Particle Physics: BaBar Data Hint at Cracks in the Standard

[weakmagneto]

Science Daily
June 18, 2012

Recently analyzed data from the BaBar experiment may suggest possible flaws in the Standard Model of particle physics, the reigning description of how the universe works on subatomic scales. The data from BaBar, a high-energy physics experiment based at the U.S. Department of Energy's (DOE) SLAC National Accelerator Laboratory, show that a particular type of particle decay called "B to D-star-tau-nu" happens more often than the Standard Model says it should.

In this type of decay, a particle called the B-bar meson decays into a D meson, an antineutrino and a tau lepton. While the level of certainty of the excess (3.4 sigma in statistical language) is not enough to claim a break from the Standard Model, the results are a potential sign of something amiss and are likely to impact existing theories, including those attempting to deduce the properties of Higgs bosons.

"The excess over the Standard Model prediction is exciting," said BaBar spokesperson Michael Roney, professor at the University of Victoria in Canada. The results are significantly more sensitive than previously published studies of these decays, said Roney. "But before we can claim an actual discovery, other experiments have to replicate it and rule out the possibility this isn't just an unlikely statistical fluctuation."

The BaBar experiment, which collected particle collision data from 1999 to 2008, was designed to explore various mysteries of particle physics, including why the universe contains matter, but no antimatter. The collaboration's data helped confirm a matter-antimatter theory for which two researchers won the 2008 Nobel Prize in Physics.

Researchers continue to apply BaBar data to a variety of questions in particle physics. The data, for instance, has raised more questions about Higgs bosons, which arise from the mechanism thought to give fundamental particles their mass. Higgs bosons are predicted to interact more strongly with heavier particles -- such as the B mesons, D mesons and tau leptons in the BaBar study -- than with lighter ones, but the Higgs posited by the Standard Model can't be involved in this decay.

http://www.sciencedaily.com/releases/20 ... 111823.htm

[Marshall]

This is an example of something that I think is very intriguing even if it does not ultimately get confirmed.
You can learn a lot, I think, from getting into this a bit.

I found the Stanford SLAC press release that is just slightly more technical.
http://www-public.slac.stanford.edu/bab ... taunu.aspx
And it gives the link to the journal article
http://arxiv.org/abs/1205.5442

One thing it shows is what an impregnable fortress the Standard Model is. It has been sitting there for 40 years and they've been trying really hard without being able to discover anything much wrong with it. The recent discovery of the Higgs at 125 GeV only CONFIRMS IT MORE. Instead of no Higgs or more than one, or Higges doing weird unexpected stuff they are finding a nice tame Higgs just like you'd expect---a "Standard Model Higgs".
So there is a kind of desperation.

The SLAC group painstakingly went over a lot of old data and came up with the news that there is a reaction that seems to happen a LITTLE MORE OFTEN than the Standard Model says to expect. They knew everybody was eager for a glimmer of hope that the Standard Fortress was wrong so they announced the finding.
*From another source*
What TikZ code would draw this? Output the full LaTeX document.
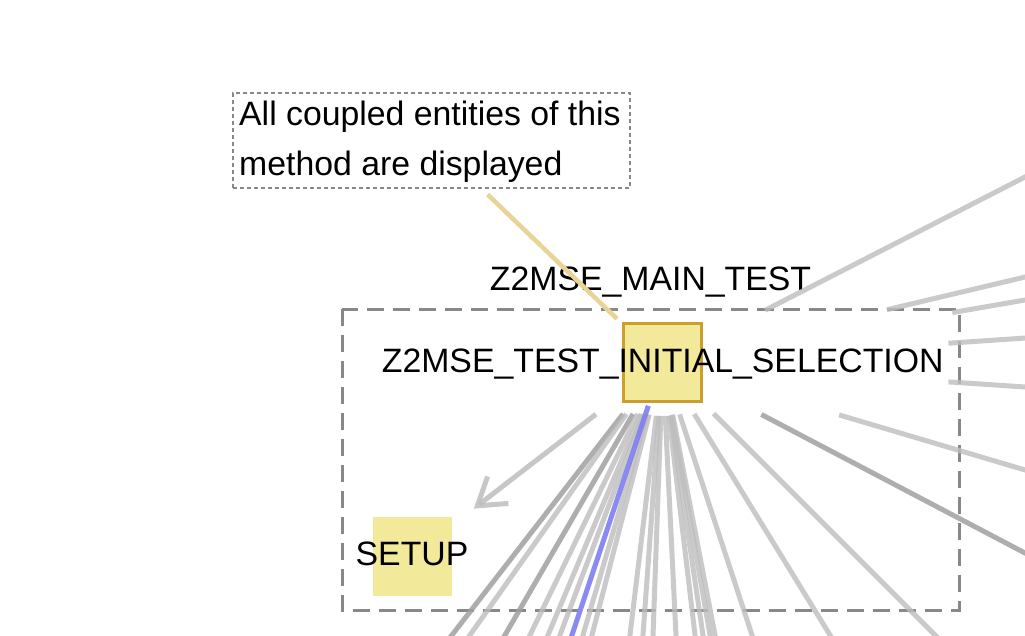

The statistical significance is only 3-and-some sigma. Normally discoveries are only announced when they have 5 sigma. But here they reported at 3.4 sigma and presented the results at the Hefei conference on 24 May. The paper was submitted to one of the world's top journals *Physical Review Letters*.

You can see how interested and eager everyone is for anything which even slightly disagrees, even slightly undermines the Standard Fortress.

Also news like this gives a chance to learn some of the language. The SLAC machine collides an electron and a positron with a whole lot of energy, enough energy to create exotic massive particle antiparticle pairs. And at the right collision energy they get what is called a B meson and its counterpart, the B-bar meson.
Then in some rare cases the B-bar decays into a D meson, a neutrino, and something like an electron except a lot heavier, called a tau. Or maybe it's an anti-tau and/or an anti-neutrino. There are RULES governing what can decay into what and it would be good if I had the patience to learn them, and my moth-eaten mind could remember them. then I'd understand why particular reactions are allowed by nature.

We can always hope that this result is confirmed! And that it has the desired effect of causing the West Wing of the Standard Model to crumble, or one of its turrets to fall off. :-D It would be great. but, as they say, don't hold your breath.